Can We Still Create Beautiful Cities?

Edwin Heathcote looks at "fumbling attempts at creating new forms of urbanity" and "new ideals of beauty" in cities like Milton Keynes, Rotterdam, and Dubai, and asks if we can still create urban beauty, or if it's even desirable in the first place.

Is there a formula for creating beautiful cities? Certainly the City Beautiful movement thought they had cracked the code with their focus on "picturesque parks, tree-lined avenues and bombastically classical civic and cultural buildings."

But, as Heathcote explains, beauty in cities can come in many forms: "Some cities have had beauty imposed on them. Paris was planned as the City of Light, a place of tree-lined avenues and urbane squares in which height, mass and ornament were meticulously controlled to create harmony. Other cities achieve beauty through their setting, San Francisco or Sydney with their bays and sweeping views. Others still become beautiful through the skill of their architects: Siena, Vienna, St Petersburg or Barcelona. And some become beautiful merely because of the intensity of their urbanity, Hong Kong or Manhattan with their bristling clusters of towers and sparkling city lights."

For Heathcote, contemporary cities may be better served by focusing on the "everyday delights" of juxtaposition and surprise, rather than grand statements, to infuse their environments with beauty. 

"There is a beauty of sweeping panoramas and dazzling views but there is also the thrill of the unexpected, of serendipity," he says. "To wander from a tight, dark alley into a small square with a fountain. To find yourself in a courtyard in which the line between public and private is unclear – whether in a Beijing hutong or an Italian cloister. Or the momentary transformation of a city square to a market or a fairground, these are among the real thrills of urbanity."

Heathcote concludes with remembrances of several such beautiful moments in cities.

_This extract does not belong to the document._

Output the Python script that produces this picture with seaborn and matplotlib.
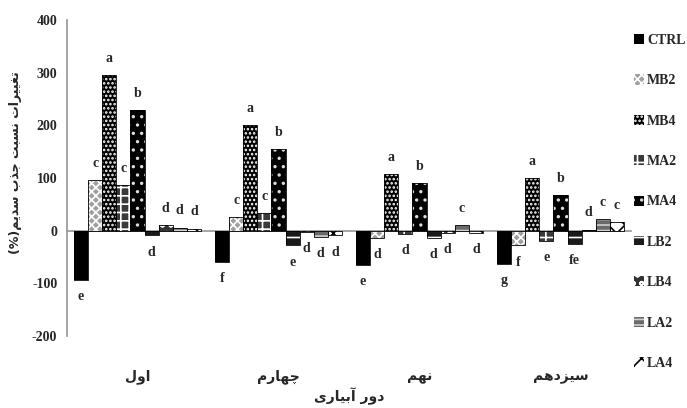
import numpy as np
import pandas as pd
import matplotlib
matplotlib.use("Agg")
import matplotlib.pyplot as plt
import seaborn as sns
from matplotlib.patches import Rectangle, Patch

# ---------------- data ----------------
rounds = ["اول", "چهارم", "نهم", "سیزدهم"]
treatments = ["CTRL", "MB2", "MB4", "MA2", "MA4", "LB2", "LB4", "LA2", "LA4"]

ctrl = [-93, -60, -65, -63]
mb2 = [96, 25, -14, -28]
mb4 = [296, 200, 107, 100]
ma2 = [86, 33, -6, -20]
ma4 = [229, 155, 91, 67]
lb2 = [-9, -28, -13, -25]
lb4 = [11, -3, -5, 2]
la2 = [6, -12, 10, 22]
la4 = [4, -9, -5, 17]

ctrl_l = ["e", "f", "e", "g"]
mb2_l = ["c", "c", "d", "f"]
mb4_l = ["a", "a", "a", "a"]
ma2_l = ["c", "c", "d", "e"]
ma4_l = ["b", "b", "b", "b"]
lb2_l = ["d", "e", "d", "fe"]
lb4_l = ["d", "d", "d", "d"]
la2_l = ["d", "d", "c", "c"]
la4_l = ["d", "d", "d", "c"]

y_ticks = [-200, -100, 0, 100, 200, 300, 400]
x_title = "دور آبیاری"
y_title = "تغییرات نسبت جذب سدیم"

values = [ctrl, mb2, mb4, ma2, ma4, lb2, lb4, la2, la4]
letters = [ctrl_l, mb2_l, mb4_l, ma2_l, ma4_l, lb2_l, lb4_l, la2_l, la4_l]

# ---------------- simple Persian shaping (presentation forms + RTL order) -------------
FORMS = {
    'ا': ('\uFE8D', '\uFE8E', None, None),
    'آ': ('\uFE81', '\uFE82', None, None),
    'ب': ('\uFE8F', '\uFE90', '\uFE91', '\uFE92'),
    'ت': ('\uFE95', '\uFE96', '\uFE97', '\uFE98'),
    'ج': ('\uFE9D', '\uFE9E', '\uFE9F', '\uFEA0'),
    'چ': ('\uFB7A', '\uFB7B', '\uFB7C', '\uFB7D'),
    'د': ('\uFEA9', '\uFEAA', None, None),
    'ذ': ('\uFEAB', '\uFEAC', None, None),
    'ر': ('\uFEAD', '\uFEAE', None, None),
    'ز': ('\uFEAF', '\uFEB0', None, None),
    'س': ('\uFEB1', '\uFEB2', '\uFEB3', '\uFEB4'),
    'غ': ('\uFECD', '\uFECE', '\uFECF', '\uFED0'),
    'ل': ('\uFEDD', '\uFEDE', '\uFEDF', '\uFEE0'),
    'م': ('\uFEE1', '\uFEE2', '\uFEE3', '\uFEE4'),
    'ن': ('\uFEE5', '\uFEE6', '\uFEE7', '\uFEE8'),
    'ه': ('\uFEE9', '\uFEEA', '\uFEEB', '\uFEEC'),
    'و': ('\uFEED', '\uFEEE', None, None),
    'ی': ('\uFBFC', '\uFBFD', '\uFBFE', '\uFBFF'),
}


def fa(text):
    out = []
    n = len(text)
    for i, c in enumerate(text):
        if c not in FORMS:
            out.append(c)
            continue
        prev = text[i - 1] if i > 0 else None
        nxt = text[i + 1] if i < n - 1 else None
        jp = prev in FORMS and FORMS[prev][2] is not None
        jn = FORMS[c][2] is not None and nxt in FORMS
        iso, fin, ini, med = FORMS[c]
        if jp and jn:
            out.append(med)
        elif jp:
            out.append(fin)
        elif jn:
            out.append(ini)
        else:
            out.append(iso)
    return "".join(out[::-1])


# ---------------- figure ----------------
sns.set_theme(style="white")
plt.rcParams["font.family"] = ["Liberation Serif", "DejaVu Sans"]
plt.rcParams["hatch.linewidth"] = 1.2

df = pd.DataFrame({
    "round": np.repeat(rounds, len(treatments)),
    "treatment": treatments * len(rounds),
    "value": [values[t][r] for r in range(len(rounds)) for t in range(len(treatments))],
})

fig = plt.figure(figsize=(6.87, 4.08), dpi=100)
ax = fig.add_axes([67 / 687, 1 - 336 / 408, (631 - 67) / 687, 316 / 408])

sns.barplot(data=df, x="round", y="value", hue="treatment", order=rounds,
            hue_order=treatments, width=0.9, errorbar=None, legend=False, ax=ax,
            palette=["black"] * len(treatments))

styles = [
    dict(fc="black", hatch="", hc="black"),        # CTRL
    dict(fc="#a0a0a0", hatch="xxxx", hc="white"),  # MB2
    dict(fc="black", hatch="....", hc="white"),    # MB4
    dict(fc="#3a3a3a", hatch="++", hc="white"),    # MA2
    dict(fc="black", hatch="..", hc="#dddddd"),    # MA4
    dict(fc="#1a1a1a", hatch="--", hc="white"),    # LB2
    dict(fc="#333333", hatch="oo", hc="white"),    # LB4
    dict(fc="#6a6a6a", hatch="---", hc="#d0d0d0"), # LA2
    dict(fc="white", hatch="xx", hc="black"),      # LA4
]

for i, cont in enumerate(ax.containers):
    st = styles[i]
    for j, p in enumerate(cont):
        p.set_facecolor(st["fc"])
        p.set_hatch(st["hatch"])
        p.set_edgecolor(st["hc"])
        p.set_linewidth(0)
        ax.add_patch(Rectangle((p.get_x(), p.get_y()), p.get_width(), p.get_height(),
                               fill=False, ec="black", lw=0.6, zorder=p.get_zorder() + 0.1))
        h = p.get_height()
        xc = p.get_x() + p.get_width() / 2
        off = 12 if h >= 0 else -12
        ax.annotate(letters[i][j], (xc, h), xytext=(0, off), textcoords="offset points",
                    ha="center", va="center", fontsize=10, fontweight="bold",
                    family="Liberation Serif")

ax.set_ylim(-200, 400)
ax.set_yticks(y_ticks)
ax.set_yticklabels([str(v) for v in y_ticks], fontsize=10, fontweight="bold")
ax.set_xlim(-0.5, len(rounds) - 0.5)

for s in ["top", "right"]:
    ax.spines[s].set_visible(False)
ax.spines["left"].set_color("#9a9a9a")
ax.spines["bottom"].set_color("#9a9a9a")
ax.spines["bottom"].set_position(("data", 0))
ax.spines["bottom"].set_zorder(0.5)

ax.tick_params(axis="y", which="major", length=4, color="#9a9a9a", direction="out", pad=3)
ax.set_xticks(range(len(rounds)))
ax.set_xticklabels([fa(r) for r in rounds], fontsize=10, fontweight="bold",
                   family=["DejaVu Sans"])
ax.set_xticks([k + 0.5 for k in range(len(rounds) - 1)], minor=True)
ax.tick_params(axis="x", which="major", length=0, pad=100)
ax.tick_params(axis="x", which="minor", length=4, color="#9a9a9a", direction="out")

ax.set_xlabel(fa(x_title), fontsize=10, fontweight="bold", family=["DejaVu Sans"], labelpad=2)
ax.set_ylabel("(%)" + fa(y_title), fontsize=9, fontweight="bold", family=["DejaVu Sans"])
ax.yaxis.set_label_coords(-0.08, 0.55)

handles = [Patch(facecolor=st["fc"], hatch=st["hatch"], edgecolor=st["hc"], linewidth=0)
           for st in styles]
leg = fig.legend(handles, treatments, loc="upper left", bbox_to_anchor=(634 / 687, 1 - 34 / 408),
                 frameon=False, prop={"family": "Liberation Serif", "weight": "bold", "size": 10},
                 handlelength=0.75, handleheight=0.75, handletextpad=0.2, labelspacing=1.97,
                 borderaxespad=0, borderpad=0)

fig.savefig("out.png", dpi=100)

Full Story: The bad and the beautiful



Beauty has a function

The most obvious impediment to creating beauty in cities is our resistence to teaching it's value to young architects ad planners. While beauty can exist by accident or through contrasting forms as the writer described, the way we teach the professionals to build out our city is devoid of the whole concept of beauty, at least as understood for milenia. Until we adress this we will continue to read articles like these.